Five bars in my house

I'm a big fan of the iPhone, and I've owned one since it appeared--and upgraded each year to that year's bright and shiny new model. As a handheld computing tool, it's the best I've seen so far.

As a phone, though, it sucks. Part of the problem is in the device itself, of course. I've seen more than one example of other AT&T phones having signal in the same place where iPhones do not. Apple clearly needs to improve the quality of the iPhone's antenna.

The real issue, though, is, as every iPhone user knows, AT&T. AT&T's 3G network sucks. I'd leave AT&T in a heartbeat if I could, but the iPhone remains, at least for now, available only for AT&T.

One consequence of the extreme suck that is AT&T's network is something that has caused many of my friends to (correctly and with cause) mock me excessively: Since my first iPhone, my mobile phone has not worked in my house. The moment I turn off my car, my iPhone effectively turns into an iPod Touch. The ways in which this sucks are many, but they certainly include all work and external family attempts to reach me.

I'm happy to announce that this problem is now gone. I have five bars of signal in my upstairs, and three to five bars downstairs.

This seeming miracle comes courtesy of a hundred and fifty bucks and the legal theft of some Time-Warner Cable bandwidth by AT&T. In other words, I bought an AT&T 3G MicroCell. This handy gadget hooks to your local network and basically acts as a cell tower in your house--but a tower that sends your calls to and from your network and thus your own broadband provider. It was a snap to install, it worked the first time, and it performs as advertised. Its big weakness is that it cannot hand off to the cellular network calls that I start in the house, but I can live with that.

Now, you may reasonably ask, Mark, aren't you paying AT&T more money just to do what it should already have been doing?

Absolutely.
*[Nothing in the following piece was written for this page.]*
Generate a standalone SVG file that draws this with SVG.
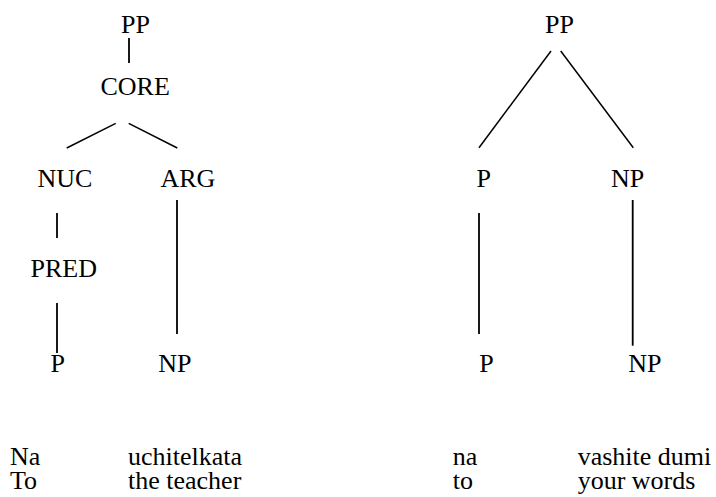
<svg xmlns="http://www.w3.org/2000/svg" width="716" height="497" viewBox="0 0 716 497">
  <style>
    text { font-family: 'Liberation Serif', 'Times New Roman', Tinos, 'DejaVu Serif', serif; font-size: 26px; fill: #000; }
    .edge { stroke: #000; stroke-width: 1.8; fill: none; }
    .diag { stroke: #000; stroke-width: 1.5; fill: none; }
  </style>
  <rect width="716" height="497" fill="#fff"/>

  <!-- tree edges -->
  <g id="connectors">
    <!-- left tree -->
    <line class="edge" x1="129" y1="38" x2="129" y2="63"/>
    <line class="diag" x1="115.7" y1="123.3" x2="66.7" y2="148"/>
    <line class="diag" x1="128.7" y1="123.3" x2="177.3" y2="148"/>
    <line class="edge" x1="57" y1="213" x2="57" y2="238"/>
    <line class="edge" x1="177" y1="200" x2="177" y2="334"/>
    <line class="edge" x1="57" y1="303" x2="57" y2="353"/>
    <!-- right tree -->
    <line class="diag" x1="551" y1="51" x2="479" y2="147.7"/>
    <line class="diag" x1="560.7" y1="51" x2="633.3" y2="147.7"/>
    <line class="edge" x1="479" y1="213" x2="479" y2="334"/>
    <line class="edge" x1="632.7" y1="200" x2="632.7" y2="345.7"/>
  </g>

  <!-- left tree nodes -->
  <g id="l-pp"><text x="121" y="33">PP</text></g>
  <g id="l-core"><text x="100.5" y="94.5">CORE</text></g>
  <g id="l-nuc"><text x="37.5" y="186.7">NUC</text></g>
  <g id="l-arg"><text x="160.5" y="186.7">ARG</text></g>
  <g id="l-pred"><text x="30.5" y="276.7">PRED</text></g>
  <g id="l-p"><text x="50.5" y="371.7">P</text></g>
  <g id="l-np"><text x="158.3" y="371.7">NP</text></g>

  <!-- right tree nodes -->
  <g id="r-pp"><text x="545" y="33">PP</text></g>
  <g id="r-p1"><text x="476.5" y="186.7">P</text></g>
  <g id="r-np1"><text x="611" y="186.7">NP</text></g>
  <g id="r-p2"><text x="479.3" y="371.7">P</text></g>
  <g id="r-np2"><text x="628.3" y="371.7">NP</text></g>

  <!-- glosses -->
  <g id="gloss-left">
    <text x="10" y="464.5">Na</text>
    <text x="128" y="464.5">uchitelkata</text>
    <text x="10" y="488.5">To</text>
    <text x="128" y="488.5">the teacher</text>
  </g>
  <g id="gloss-right">
    <text x="452.7" y="464.5">na</text>
    <text x="577.7" y="464.5">vashite dumi</text>
    <text x="452.7" y="488.5">to</text>
    <text x="577.7" y="488.5">your words</text>
  </g>
</svg>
It is in every way a rip-off and another reason to leave AT&T.

Except that I now have five bars and a cell phone that works in my house, so even though I'm out $150, I'm happy.

Of course, the day Verizon sells a full-featured new iPhone, I am so out of AT&T....


Anonymous said...

we succumbed to the sprint ripoff for much the same reason. sadly, the radius of the femtocell is just slightly smaller than the area of our main floor - so we fall off the edge if we're standing on the far side of the kitchen or the dining room. (it's GPS-bound, so tied to a window - currently in M.'s office since his phone has a weaker antenna than mine.)

overall, i wouldn't get it again. but considering that it does seem to improve coverage in his office, it wasn't worth the hassle involved to try to get sprint to give us a refund for it...

the one major annoyance is that it doesn't carry data signal (sprint is on CDMA, so data and voice are separate and mutually exclusive). which means occasionally i'll be performing some data-related action, drive into the garage, and watch my phone associate to the femtocell and kill my data connection. arrrrgh.

- lisa

Mark said...

I figure we're all helping them build out their infrastructures; I just hate how much we have to pay to do it.